Prompt:
Any pictures in the records below must be left out when you repeat the lines from the line containing "Clone this chart in matplotlib." through the line containing "ax.axis('off')" exactly.

Records for this task:
______

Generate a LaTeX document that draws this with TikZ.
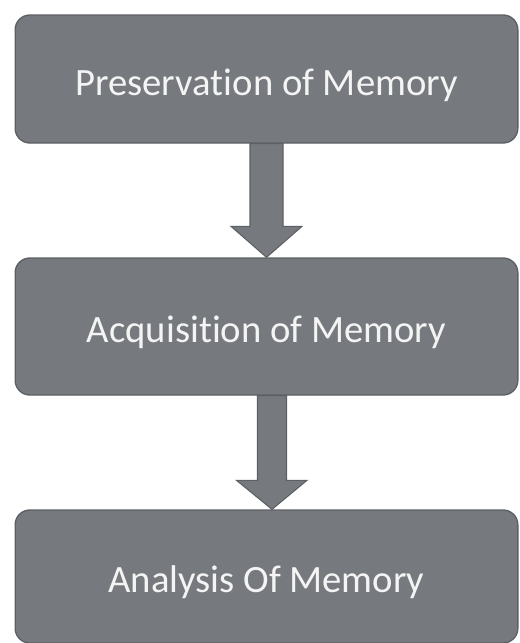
\documentclass[tikz,border=0pt]{standalone}
\usepackage{fontspec}
\setmainfont{Carlito}[Ligatures={NoCommon}]
\usetikzlibrary{calc}
\definecolor{boxgray}{RGB}{118,121,125}
\definecolor{edgegray}{RGB}{92,95,99}
\definecolor{textwhite}{RGB}{244,244,244}

\begin{document}
\begin{tikzpicture}[x=0.75pt,y=-0.75pt,
    stage/.style={draw=edgegray,line width=1pt,fill=boxgray,rounded corners=11pt,
      minimum width=377pt,inner sep=0pt,text=textwhite,
      font=\fontsize{29}{33}\selectfont,text height=26pt,text depth=2pt},
    flow/.style={draw=edgegray,line width=0.8pt,fill=boxgray,line join=miter}]
    \useasboundingbox (0,0) rectangle (519,643);

    \node[stage,minimum height=96pt](pres) at (266.5,79) {Preservation of Memory};
    \node[stage,minimum height=102.75pt](acq) at (266.5,326.5) {Acquisition of Memory};
    \node[stage,minimum height=99.75pt](anal) at (266.5,576.5) {Analysis Of Memory};

    % block arrows
    \draw[flow]($(pres.south)+(-16.5,0)$)--($(pres.south)+(16.5,0)$)
      --($(acq.north)+(16.5,-31)$)--($(acq.north)+(35.5,-31)$)--(acq.north)
      --($(acq.north)+(-35.5,-31)$)--($(acq.north)+(-16.5,-31)$)--cycle;
    \draw[flow]($(acq.south)+(-9,0)$)--($(acq.south)+(20,0)$)
      --($(anal.north)+(20,-29)$)--($(anal.north)+(40.5,-29)$)--($(anal.north)+(5.5,0)$)
      --($(anal.north)+(-30,-29)$)--($(anal.north)+(-9,-29)$)--cycle;
  \end{tikzpicture}
\end{document}
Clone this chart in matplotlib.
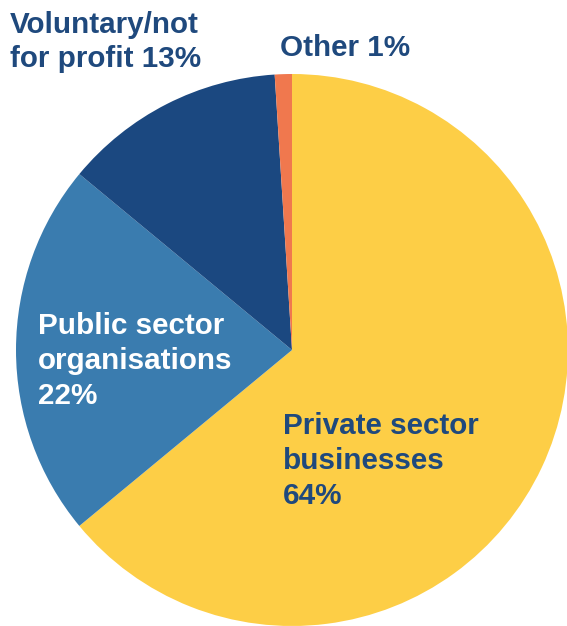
import matplotlib.pyplot as plt

labels = ['Private sector\nbusinesses\n64%', 'Public sector\norganisations\n22%',
          'Voluntary/not\nfor profit 13%', 'Other 1%']
shares = [64, 22, 13, 1]
colors = ['#FDCE46', '#3A7CAF', '#1B4880', '#F0784E']

W, H = 567, 626


def main():
    plt.rcParams['font.family'] = ['Liberation Sans', 'DejaVu Sans']
    fig = plt.figure(figsize=(W / 100, H / 100), dpi=100)
    ax = fig.add_axes([0, 0, 1, 1])

    ax.pie(shares, colors=colors, startangle=90, counterclock=False,
           center=(292, H - 350), radius=276,
           wedgeprops={'linewidth': 0})
    ax.set_xlim(0, W)
    ax.set_ylim(0, H)
    ax.set_aspect('auto')
    ax.axis('off')

    navy = '#1F497D'
    style = dict(fontsize=21.3, fontweight='bold', ha='left', va='center', linespacing=1.3)
    ax.text(38, H - 361, labels[1], color='white', **style)
    ax.text(283, H - 461, labels[0], color=navy, **style)
    ax.text(10, H - 42, labels[2], color=navy, **style)
    ax.text(280, H - 48, labels[3], color=navy, **style)

    fig.savefig('out.png', dpi=100, facecolor='white')


if __name__ == '__main__':
    main()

______

Answer to this task:
Clone this chart in matplotlib.
import matplotlib.pyplot as plt

labels = ['Private sector\nbusinesses\n64%', 'Public sector\norganisations\n22%',
          'Voluntary/not\nfor profit 13%', 'Other 1%']
shares = [64, 22, 13, 1]
colors = ['#FDCE46', '#3A7CAF', '#1B4880', '#F0784E']

W, H = 567, 626


def main():
    plt.rcParams['font.family'] = ['Liberation Sans', 'DejaVu Sans']
    fig = plt.figure(figsize=(W / 100, H / 100), dpi=100)
    ax = fig.add_axes([0, 0, 1, 1])

    ax.pie(shares, colors=colors, startangle=90, counterclock=False,
           center=(292, H - 350), radius=276,
           wedgeprops={'linewidth': 0})
    ax.set_xlim(0, W)
    ax.set_ylim(0, H)
    ax.set_aspect('auto')
    ax.axis('off')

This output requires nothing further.